### [GIVEN EXERCISE]
Output the lines exactly, from the one where "Write a Python" appears through the one where "handles.append(h)" appears. Images are left out.

-- -- --

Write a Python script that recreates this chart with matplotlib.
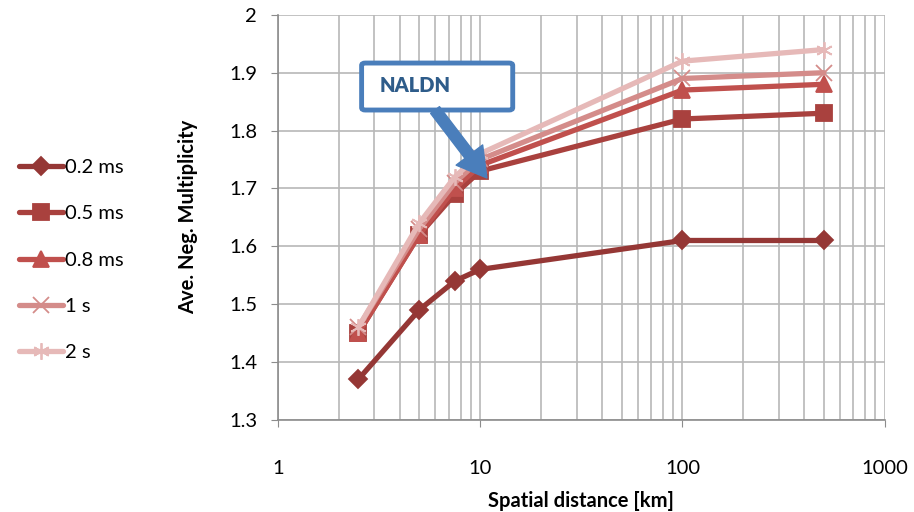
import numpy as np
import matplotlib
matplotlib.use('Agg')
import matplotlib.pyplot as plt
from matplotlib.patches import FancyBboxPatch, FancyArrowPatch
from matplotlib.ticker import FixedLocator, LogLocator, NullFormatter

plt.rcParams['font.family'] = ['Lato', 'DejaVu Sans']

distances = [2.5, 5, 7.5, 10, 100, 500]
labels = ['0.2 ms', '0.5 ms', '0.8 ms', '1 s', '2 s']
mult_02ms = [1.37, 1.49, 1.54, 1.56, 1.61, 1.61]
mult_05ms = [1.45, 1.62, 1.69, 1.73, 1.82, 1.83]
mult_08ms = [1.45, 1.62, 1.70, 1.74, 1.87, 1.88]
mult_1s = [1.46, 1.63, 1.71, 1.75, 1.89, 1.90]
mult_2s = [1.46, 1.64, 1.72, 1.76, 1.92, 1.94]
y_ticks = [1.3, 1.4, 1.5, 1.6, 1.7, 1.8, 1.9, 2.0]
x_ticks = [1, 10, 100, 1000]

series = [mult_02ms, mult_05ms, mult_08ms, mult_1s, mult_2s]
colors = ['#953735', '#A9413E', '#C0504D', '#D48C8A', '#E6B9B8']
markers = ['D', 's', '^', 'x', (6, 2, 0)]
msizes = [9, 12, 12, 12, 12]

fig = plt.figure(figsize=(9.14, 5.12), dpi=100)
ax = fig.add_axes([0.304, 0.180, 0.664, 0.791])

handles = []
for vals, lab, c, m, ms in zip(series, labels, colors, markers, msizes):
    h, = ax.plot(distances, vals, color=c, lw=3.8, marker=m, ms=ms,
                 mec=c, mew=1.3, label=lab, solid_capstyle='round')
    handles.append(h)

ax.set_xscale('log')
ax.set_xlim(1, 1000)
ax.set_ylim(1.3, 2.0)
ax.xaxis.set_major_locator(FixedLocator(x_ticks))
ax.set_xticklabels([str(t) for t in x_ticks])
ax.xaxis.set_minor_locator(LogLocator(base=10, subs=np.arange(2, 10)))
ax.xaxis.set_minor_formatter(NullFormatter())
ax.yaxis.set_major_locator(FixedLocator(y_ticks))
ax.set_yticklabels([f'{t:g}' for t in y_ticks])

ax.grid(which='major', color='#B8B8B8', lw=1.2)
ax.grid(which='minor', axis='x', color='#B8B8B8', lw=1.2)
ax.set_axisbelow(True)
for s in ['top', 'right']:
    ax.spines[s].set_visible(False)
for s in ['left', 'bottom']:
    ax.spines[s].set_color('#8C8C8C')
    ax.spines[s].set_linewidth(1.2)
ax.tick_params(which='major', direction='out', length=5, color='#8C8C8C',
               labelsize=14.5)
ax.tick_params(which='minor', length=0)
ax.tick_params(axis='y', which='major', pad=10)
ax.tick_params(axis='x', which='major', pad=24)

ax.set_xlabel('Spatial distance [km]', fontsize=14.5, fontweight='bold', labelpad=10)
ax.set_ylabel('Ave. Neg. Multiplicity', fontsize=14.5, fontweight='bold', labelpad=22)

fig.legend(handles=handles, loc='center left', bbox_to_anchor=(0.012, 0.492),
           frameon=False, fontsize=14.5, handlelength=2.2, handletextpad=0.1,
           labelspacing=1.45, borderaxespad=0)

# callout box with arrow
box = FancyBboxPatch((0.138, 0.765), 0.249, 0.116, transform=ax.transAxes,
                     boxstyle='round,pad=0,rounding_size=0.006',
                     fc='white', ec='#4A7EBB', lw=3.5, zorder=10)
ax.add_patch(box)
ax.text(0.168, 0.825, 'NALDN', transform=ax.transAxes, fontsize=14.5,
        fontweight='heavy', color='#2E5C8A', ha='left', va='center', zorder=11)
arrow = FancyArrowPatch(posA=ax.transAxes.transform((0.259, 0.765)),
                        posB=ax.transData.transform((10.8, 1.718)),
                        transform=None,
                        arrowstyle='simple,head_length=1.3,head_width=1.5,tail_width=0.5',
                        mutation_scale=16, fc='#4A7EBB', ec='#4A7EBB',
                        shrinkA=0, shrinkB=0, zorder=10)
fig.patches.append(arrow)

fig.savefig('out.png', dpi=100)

-- -- --

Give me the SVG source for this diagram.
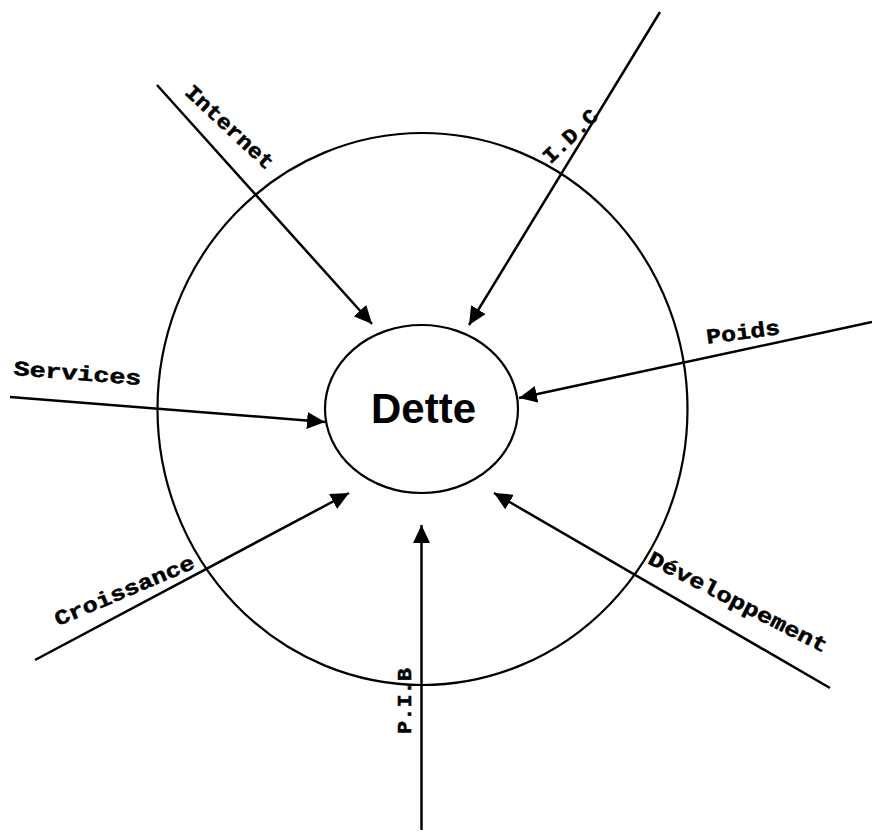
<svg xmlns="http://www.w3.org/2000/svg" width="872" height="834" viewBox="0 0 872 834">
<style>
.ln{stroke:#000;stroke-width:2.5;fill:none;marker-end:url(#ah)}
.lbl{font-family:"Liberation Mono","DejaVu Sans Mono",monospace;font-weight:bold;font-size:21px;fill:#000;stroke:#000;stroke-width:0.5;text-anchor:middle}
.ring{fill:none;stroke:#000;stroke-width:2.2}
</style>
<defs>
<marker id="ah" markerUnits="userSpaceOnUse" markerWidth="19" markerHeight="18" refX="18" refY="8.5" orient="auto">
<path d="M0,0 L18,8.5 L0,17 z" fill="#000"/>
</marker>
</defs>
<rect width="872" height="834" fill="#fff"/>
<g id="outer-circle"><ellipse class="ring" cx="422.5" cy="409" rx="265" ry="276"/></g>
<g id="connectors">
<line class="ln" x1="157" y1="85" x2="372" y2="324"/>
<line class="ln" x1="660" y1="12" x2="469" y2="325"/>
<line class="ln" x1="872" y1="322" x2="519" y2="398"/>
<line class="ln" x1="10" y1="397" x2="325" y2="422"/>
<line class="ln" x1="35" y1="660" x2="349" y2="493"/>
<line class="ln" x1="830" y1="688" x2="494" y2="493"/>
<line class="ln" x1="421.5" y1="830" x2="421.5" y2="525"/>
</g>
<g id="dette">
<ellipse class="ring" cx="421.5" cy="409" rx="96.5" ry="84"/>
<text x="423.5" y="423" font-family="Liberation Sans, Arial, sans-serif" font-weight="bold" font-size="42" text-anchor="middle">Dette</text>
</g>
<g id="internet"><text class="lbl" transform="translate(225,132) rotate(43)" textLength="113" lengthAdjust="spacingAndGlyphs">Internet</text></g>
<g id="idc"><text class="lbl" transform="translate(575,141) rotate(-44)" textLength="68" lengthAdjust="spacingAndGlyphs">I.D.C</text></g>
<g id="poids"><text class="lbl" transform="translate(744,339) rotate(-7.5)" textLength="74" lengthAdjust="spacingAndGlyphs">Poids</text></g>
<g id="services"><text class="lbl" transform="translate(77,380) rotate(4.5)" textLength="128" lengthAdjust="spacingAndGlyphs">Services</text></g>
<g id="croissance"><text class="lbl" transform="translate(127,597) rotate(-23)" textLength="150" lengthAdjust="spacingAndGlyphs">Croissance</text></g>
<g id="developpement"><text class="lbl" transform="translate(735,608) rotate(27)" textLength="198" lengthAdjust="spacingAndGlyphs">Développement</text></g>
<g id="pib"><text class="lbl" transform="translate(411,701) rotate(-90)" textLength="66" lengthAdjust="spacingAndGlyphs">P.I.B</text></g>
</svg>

-- -- --

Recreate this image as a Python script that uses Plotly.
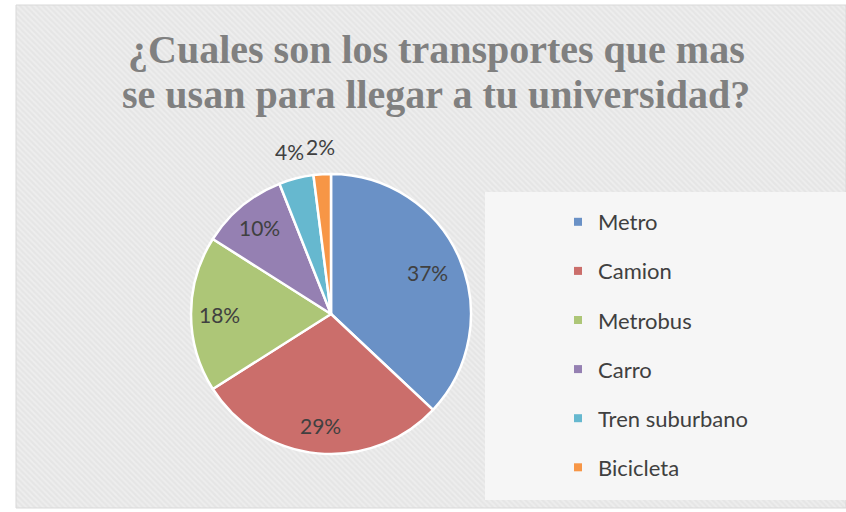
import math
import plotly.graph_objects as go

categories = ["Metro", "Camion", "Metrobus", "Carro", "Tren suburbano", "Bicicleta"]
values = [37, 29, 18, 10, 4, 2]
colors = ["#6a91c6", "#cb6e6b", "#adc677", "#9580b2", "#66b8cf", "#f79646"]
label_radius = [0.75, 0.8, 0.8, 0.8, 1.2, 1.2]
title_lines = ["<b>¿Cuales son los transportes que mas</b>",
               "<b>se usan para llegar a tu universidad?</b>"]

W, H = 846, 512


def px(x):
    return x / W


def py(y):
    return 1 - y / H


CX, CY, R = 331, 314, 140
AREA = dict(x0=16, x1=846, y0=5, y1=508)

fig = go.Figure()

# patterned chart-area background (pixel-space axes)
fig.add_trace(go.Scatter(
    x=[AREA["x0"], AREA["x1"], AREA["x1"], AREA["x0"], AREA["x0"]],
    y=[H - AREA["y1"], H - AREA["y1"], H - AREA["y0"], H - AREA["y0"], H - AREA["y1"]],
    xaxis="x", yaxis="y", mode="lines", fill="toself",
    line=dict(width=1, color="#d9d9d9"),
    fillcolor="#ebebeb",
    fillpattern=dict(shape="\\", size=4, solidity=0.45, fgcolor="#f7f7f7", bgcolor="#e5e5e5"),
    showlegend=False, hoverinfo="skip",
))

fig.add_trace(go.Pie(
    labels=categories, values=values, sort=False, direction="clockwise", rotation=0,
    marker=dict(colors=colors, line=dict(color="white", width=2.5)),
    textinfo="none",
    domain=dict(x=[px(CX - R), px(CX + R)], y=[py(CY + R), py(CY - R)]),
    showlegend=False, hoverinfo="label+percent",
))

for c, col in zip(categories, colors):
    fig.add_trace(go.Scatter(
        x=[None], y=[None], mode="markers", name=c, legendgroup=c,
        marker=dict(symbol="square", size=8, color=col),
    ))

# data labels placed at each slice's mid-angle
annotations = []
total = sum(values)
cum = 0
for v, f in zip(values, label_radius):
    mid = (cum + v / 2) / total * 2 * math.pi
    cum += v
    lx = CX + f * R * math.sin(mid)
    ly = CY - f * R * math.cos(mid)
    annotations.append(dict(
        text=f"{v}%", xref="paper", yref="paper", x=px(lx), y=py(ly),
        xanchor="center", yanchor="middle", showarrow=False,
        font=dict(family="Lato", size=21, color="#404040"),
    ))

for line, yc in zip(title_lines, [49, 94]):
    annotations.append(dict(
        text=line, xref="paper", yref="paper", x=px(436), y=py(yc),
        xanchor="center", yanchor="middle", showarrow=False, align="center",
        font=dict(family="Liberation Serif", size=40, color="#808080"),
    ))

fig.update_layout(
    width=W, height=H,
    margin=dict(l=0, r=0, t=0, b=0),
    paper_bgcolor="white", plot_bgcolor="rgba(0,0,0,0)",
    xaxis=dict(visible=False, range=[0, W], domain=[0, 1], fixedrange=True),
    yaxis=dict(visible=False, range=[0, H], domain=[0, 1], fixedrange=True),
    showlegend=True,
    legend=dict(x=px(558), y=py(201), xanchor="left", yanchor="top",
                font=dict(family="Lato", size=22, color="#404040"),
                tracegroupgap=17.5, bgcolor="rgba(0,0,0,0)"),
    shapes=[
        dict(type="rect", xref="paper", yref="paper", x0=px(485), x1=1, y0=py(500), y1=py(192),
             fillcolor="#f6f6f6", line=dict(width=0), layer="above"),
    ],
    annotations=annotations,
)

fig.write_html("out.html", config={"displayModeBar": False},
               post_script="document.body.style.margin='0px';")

-- -- --

### [FINISHED ANSWER]
Write a Python script that recreates this chart with matplotlib.
import numpy as np
import matplotlib
matplotlib.use('Agg')
import matplotlib.pyplot as plt
from matplotlib.patches import FancyBboxPatch, FancyArrowPatch
from matplotlib.ticker import FixedLocator, LogLocator, NullFormatter

plt.rcParams['font.family'] = ['Lato', 'DejaVu Sans']

distances = [2.5, 5, 7.5, 10, 100, 500]
labels = ['0.2 ms', '0.5 ms', '0.8 ms', '1 s', '2 s']
mult_02ms = [1.37, 1.49, 1.54, 1.56, 1.61, 1.61]
mult_05ms = [1.45, 1.62, 1.69, 1.73, 1.82, 1.83]
mult_08ms = [1.45, 1.62, 1.70, 1.74, 1.87, 1.88]
mult_1s = [1.46, 1.63, 1.71, 1.75, 1.89, 1.90]
mult_2s = [1.46, 1.64, 1.72, 1.76, 1.92, 1.94]
y_ticks = [1.3, 1.4, 1.5, 1.6, 1.7, 1.8, 1.9, 2.0]
x_ticks = [1, 10, 100, 1000]

series = [mult_02ms, mult_05ms, mult_08ms, mult_1s, mult_2s]
colors = ['#953735', '#A9413E', '#C0504D', '#D48C8A', '#E6B9B8']
markers = ['D', 's', '^', 'x', (6, 2, 0)]
msizes = [9, 12, 12, 12, 12]

fig = plt.figure(figsize=(9.14, 5.12), dpi=100)
ax = fig.add_axes([0.304, 0.180, 0.664, 0.791])

handles = []
for vals, lab, c, m, ms in zip(series, labels, colors, markers, msizes):
    h, = ax.plot(distances, vals, color=c, lw=3.8, marker=m, ms=ms,
                 mec=c, mew=1.3, label=lab, solid_capstyle='round')
    handles.append(h)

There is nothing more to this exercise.